:: Data to process

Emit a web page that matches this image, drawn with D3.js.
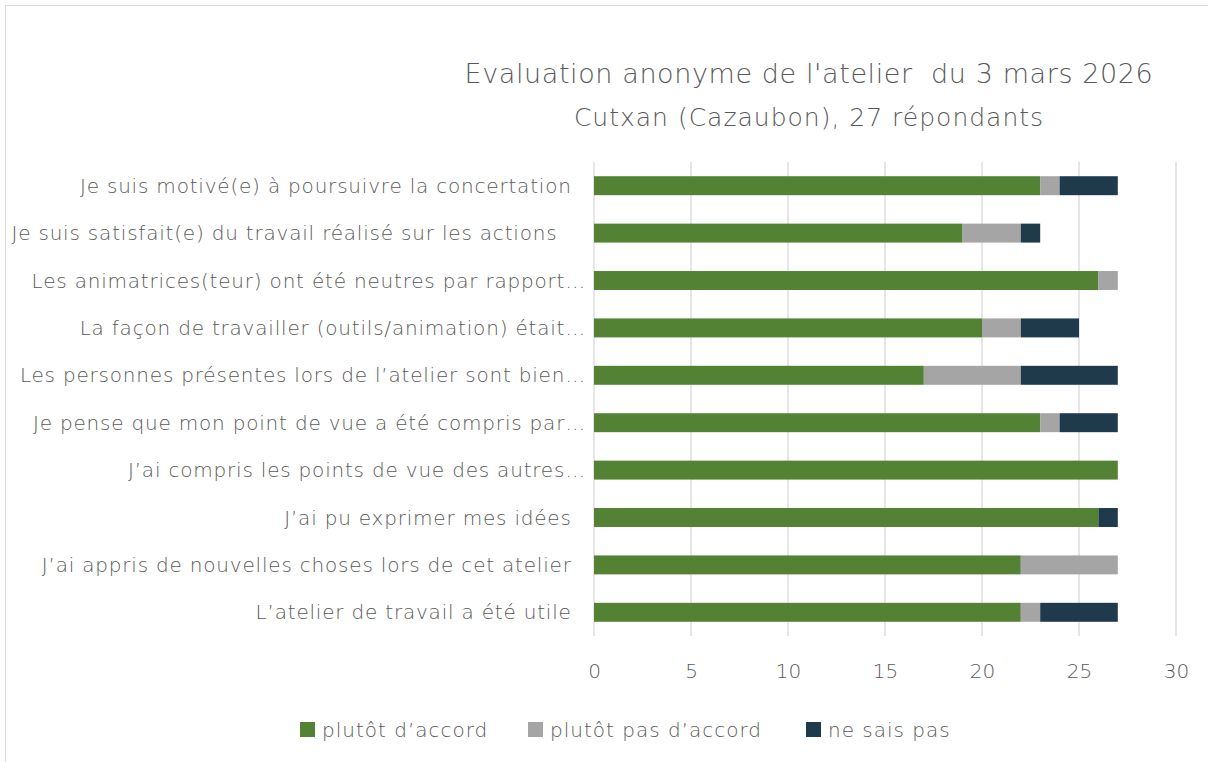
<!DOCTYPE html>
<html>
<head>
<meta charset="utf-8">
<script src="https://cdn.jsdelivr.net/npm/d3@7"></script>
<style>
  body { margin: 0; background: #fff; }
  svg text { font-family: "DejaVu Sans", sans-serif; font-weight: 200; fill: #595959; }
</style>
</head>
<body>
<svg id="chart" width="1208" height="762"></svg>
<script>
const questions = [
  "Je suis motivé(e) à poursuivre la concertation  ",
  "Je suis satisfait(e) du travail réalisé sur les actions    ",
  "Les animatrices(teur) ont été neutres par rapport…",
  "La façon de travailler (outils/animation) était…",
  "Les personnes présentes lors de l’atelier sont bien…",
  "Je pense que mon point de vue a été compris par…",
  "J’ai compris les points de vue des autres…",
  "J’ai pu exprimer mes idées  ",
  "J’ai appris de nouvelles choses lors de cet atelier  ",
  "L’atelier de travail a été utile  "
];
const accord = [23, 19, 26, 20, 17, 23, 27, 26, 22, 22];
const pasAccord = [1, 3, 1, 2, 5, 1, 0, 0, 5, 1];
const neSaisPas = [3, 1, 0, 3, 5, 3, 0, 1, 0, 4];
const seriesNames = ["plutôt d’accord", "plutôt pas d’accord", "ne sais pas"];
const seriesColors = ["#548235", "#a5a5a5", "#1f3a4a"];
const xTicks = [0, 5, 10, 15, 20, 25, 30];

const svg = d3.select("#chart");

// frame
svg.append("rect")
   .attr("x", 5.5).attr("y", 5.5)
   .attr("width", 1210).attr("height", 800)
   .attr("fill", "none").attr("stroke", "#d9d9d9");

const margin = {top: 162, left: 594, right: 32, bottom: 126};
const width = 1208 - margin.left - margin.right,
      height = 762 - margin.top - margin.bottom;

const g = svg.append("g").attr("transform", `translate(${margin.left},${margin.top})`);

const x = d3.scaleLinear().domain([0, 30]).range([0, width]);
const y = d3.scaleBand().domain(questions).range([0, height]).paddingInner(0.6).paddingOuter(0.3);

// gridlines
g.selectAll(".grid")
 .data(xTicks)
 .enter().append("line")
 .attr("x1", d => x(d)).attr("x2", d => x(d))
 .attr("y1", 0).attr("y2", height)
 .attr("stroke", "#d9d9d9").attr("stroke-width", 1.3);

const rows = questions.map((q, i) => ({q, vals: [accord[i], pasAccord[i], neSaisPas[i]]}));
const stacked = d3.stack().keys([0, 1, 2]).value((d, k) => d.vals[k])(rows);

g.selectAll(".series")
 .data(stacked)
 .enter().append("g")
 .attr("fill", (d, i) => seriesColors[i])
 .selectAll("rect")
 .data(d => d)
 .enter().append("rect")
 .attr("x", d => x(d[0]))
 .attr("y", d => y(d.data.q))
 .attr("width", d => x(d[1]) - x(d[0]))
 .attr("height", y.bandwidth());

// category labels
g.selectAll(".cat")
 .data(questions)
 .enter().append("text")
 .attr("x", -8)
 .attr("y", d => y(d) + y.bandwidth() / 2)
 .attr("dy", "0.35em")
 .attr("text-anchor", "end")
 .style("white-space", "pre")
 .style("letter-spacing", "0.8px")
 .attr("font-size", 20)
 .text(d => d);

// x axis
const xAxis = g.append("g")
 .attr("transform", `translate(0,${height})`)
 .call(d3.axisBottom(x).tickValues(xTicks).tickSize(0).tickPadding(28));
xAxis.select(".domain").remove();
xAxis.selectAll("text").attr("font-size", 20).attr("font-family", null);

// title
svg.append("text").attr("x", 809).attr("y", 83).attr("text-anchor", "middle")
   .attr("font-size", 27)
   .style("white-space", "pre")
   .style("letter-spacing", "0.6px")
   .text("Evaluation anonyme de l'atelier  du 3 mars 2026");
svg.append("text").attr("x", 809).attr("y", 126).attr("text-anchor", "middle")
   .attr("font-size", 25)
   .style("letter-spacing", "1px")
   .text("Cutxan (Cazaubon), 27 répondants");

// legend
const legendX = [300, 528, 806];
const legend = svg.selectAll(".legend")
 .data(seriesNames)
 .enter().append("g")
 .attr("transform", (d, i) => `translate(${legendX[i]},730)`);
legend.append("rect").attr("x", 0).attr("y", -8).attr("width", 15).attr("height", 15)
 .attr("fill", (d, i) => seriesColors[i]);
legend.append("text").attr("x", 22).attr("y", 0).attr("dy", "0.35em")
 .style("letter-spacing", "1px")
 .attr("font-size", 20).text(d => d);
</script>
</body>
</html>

::::
:: Data to process

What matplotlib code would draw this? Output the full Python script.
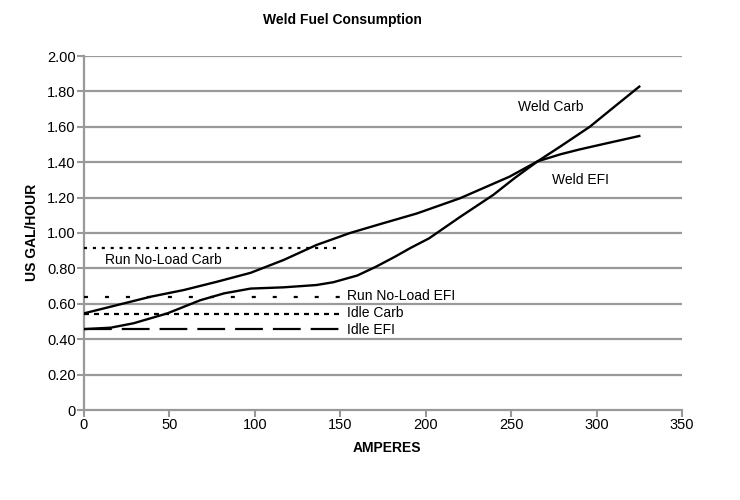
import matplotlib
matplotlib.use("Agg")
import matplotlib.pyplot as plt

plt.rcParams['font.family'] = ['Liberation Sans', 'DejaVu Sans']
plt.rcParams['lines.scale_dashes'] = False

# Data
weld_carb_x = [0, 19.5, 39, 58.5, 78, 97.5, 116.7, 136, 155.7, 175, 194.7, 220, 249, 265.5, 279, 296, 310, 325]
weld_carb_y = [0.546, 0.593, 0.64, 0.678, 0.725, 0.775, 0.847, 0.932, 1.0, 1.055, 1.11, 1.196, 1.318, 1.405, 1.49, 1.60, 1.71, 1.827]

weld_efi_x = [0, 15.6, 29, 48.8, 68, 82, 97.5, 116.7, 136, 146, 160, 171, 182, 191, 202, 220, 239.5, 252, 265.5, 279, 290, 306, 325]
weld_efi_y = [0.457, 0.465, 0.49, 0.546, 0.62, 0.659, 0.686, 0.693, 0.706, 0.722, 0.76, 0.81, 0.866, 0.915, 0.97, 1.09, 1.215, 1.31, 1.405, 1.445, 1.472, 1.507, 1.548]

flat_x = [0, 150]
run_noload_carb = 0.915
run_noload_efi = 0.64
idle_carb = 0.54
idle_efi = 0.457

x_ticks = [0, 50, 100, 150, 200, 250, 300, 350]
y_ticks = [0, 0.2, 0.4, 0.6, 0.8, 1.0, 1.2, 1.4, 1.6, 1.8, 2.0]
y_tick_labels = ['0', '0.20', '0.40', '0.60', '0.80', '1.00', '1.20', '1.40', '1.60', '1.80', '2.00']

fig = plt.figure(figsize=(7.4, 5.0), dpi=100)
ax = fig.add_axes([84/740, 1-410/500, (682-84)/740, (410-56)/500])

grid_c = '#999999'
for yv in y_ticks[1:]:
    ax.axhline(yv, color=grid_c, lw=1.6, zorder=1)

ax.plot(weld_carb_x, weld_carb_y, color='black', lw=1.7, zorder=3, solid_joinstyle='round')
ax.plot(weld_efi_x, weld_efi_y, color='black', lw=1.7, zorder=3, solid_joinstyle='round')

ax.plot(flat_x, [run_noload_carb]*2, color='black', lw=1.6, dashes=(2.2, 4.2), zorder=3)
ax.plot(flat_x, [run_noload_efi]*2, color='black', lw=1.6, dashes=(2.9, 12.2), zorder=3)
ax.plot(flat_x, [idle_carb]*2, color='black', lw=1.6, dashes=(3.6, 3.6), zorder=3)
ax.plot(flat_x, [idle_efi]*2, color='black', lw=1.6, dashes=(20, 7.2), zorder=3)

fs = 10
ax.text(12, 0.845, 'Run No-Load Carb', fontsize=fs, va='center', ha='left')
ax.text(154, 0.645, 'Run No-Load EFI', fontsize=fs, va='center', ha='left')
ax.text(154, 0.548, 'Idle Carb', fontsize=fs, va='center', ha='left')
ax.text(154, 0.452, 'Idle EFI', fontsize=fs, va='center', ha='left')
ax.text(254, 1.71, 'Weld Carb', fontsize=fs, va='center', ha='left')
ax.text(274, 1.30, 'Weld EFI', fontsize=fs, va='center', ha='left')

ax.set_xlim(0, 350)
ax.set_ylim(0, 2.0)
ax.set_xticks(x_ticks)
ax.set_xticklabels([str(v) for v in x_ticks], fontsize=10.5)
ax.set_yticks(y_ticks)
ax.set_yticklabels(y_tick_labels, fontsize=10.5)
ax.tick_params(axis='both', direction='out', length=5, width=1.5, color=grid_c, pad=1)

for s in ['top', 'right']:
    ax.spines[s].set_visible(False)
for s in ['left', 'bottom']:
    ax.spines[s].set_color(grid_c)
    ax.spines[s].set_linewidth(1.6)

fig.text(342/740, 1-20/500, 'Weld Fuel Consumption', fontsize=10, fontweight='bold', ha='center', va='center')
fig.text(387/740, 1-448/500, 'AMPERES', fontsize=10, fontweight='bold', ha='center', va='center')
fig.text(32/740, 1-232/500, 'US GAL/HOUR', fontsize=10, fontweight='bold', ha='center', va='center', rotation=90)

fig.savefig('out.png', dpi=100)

::::
:: Data to process

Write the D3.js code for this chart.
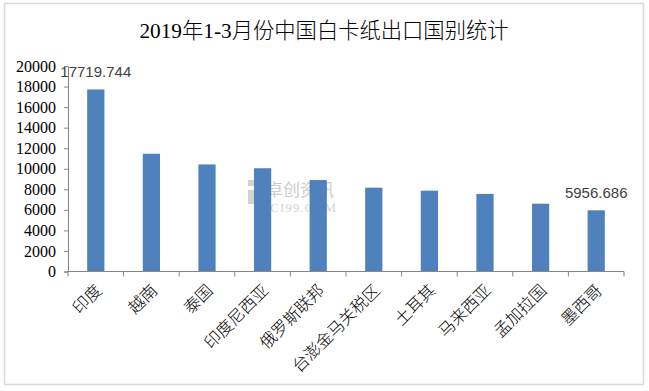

::::

§ **Problem description**:
Working from the entries above, reproduce exactly and only the lines beginning with the line that has "Emit a web page" and ending with the line that has "height = 762"; omit all pictures.

§ **Exercise answer**:
Emit a web page that matches this image, drawn with D3.js.
<!DOCTYPE html>
<html>
<head>
<meta charset="utf-8">
<script src="https://cdn.jsdelivr.net/npm/d3@7"></script>
<style>
  body { margin: 0; background: #fff; }
  svg text { font-family: "DejaVu Sans", sans-serif; font-weight: 200; fill: #595959; }
</style>
</head>
<body>
<svg id="chart" width="1208" height="762"></svg>
<script>
const questions = [
  "Je suis motivé(e) à poursuivre la concertation  ",
  "Je suis satisfait(e) du travail réalisé sur les actions    ",
  "Les animatrices(teur) ont été neutres par rapport…",
  "La façon de travailler (outils/animation) était…",
  "Les personnes présentes lors de l’atelier sont bien…",
  "Je pense que mon point de vue a été compris par…",
  "J’ai compris les points de vue des autres…",
  "J’ai pu exprimer mes idées  ",
  "J’ai appris de nouvelles choses lors de cet atelier  ",
  "L’atelier de travail a été utile  "
];
const accord = [23, 19, 26, 20, 17, 23, 27, 26, 22, 22];
const pasAccord = [1, 3, 1, 2, 5, 1, 0, 0, 5, 1];
const neSaisPas = [3, 1, 0, 3, 5, 3, 0, 1, 0, 4];
const seriesNames = ["plutôt d’accord", "plutôt pas d’accord", "ne sais pas"];
const seriesColors = ["#548235", "#a5a5a5", "#1f3a4a"];
const xTicks = [0, 5, 10, 15, 20, 25, 30];

const svg = d3.select("#chart");

// frame
svg.append("rect")
   .attr("x", 5.5).attr("y", 5.5)
   .attr("width", 1210).attr("height", 800)
   .attr("fill", "none").attr("stroke", "#d9d9d9");

const margin = {top: 162, left: 594, right: 32, bottom: 126};
const width = 1208 - margin.left - margin.right,
      height = 762 - margin.top - margin.bottom;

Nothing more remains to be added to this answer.